L'unica cosa che ho fatto probabilmente è stato tirar giu' l'interfaccia di rete nella macchina remota (da quella postazione) e probabilmente era cambiato anche l'IP della scheda di rete.

In giro ho trovato che poteva essere qualcosa di collegato a udev, ma ho la versione recente su entrambe le macchine... altre informazioni non ne ho trovate........

----------

## lsegalla

La soluzione era piu' semplice del previsto: 

- sulla macchina remota ho fatto generare delle nuove chiavi (che penso non servisse)

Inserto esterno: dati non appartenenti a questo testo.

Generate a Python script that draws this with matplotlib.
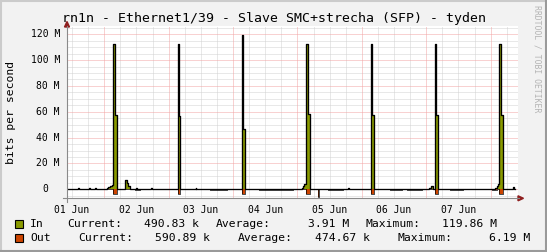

- sulla macchina che usavo per connettermi invece ho tolto il contenuto del file /home/MIOUTENTE/.ssh/known_hosts

Detto questo all'accesso successivo le due macchine si son riscambiate le chiavi e tutto e andato come doveva.

----------

## fedeliallalinea

 *lsegalla wrote:*   

> - sulla macchina remota ho fatto generare delle nuove chiavi (che penso non servisse)
> 
> - sulla macchina che usavo per connettermi invece ho tolto il contenuto del file /home/MIOUTENTE/.ssh/known_hosts

 

Infatti la prima operazione non serve basta la seconda come ti dice ssh

 *Quote:*   

> Add correct host key in /home/luca/.ssh/known_hosts to get rid of this message.

 

----------

## lsegalla

già... in realtà potrebbe tornarmi piu' comodo inserire l'host key piuttosto che cancellare il file o la riga incriminata...

come gli posso passare l'host key regolarmente diciamo ?

----------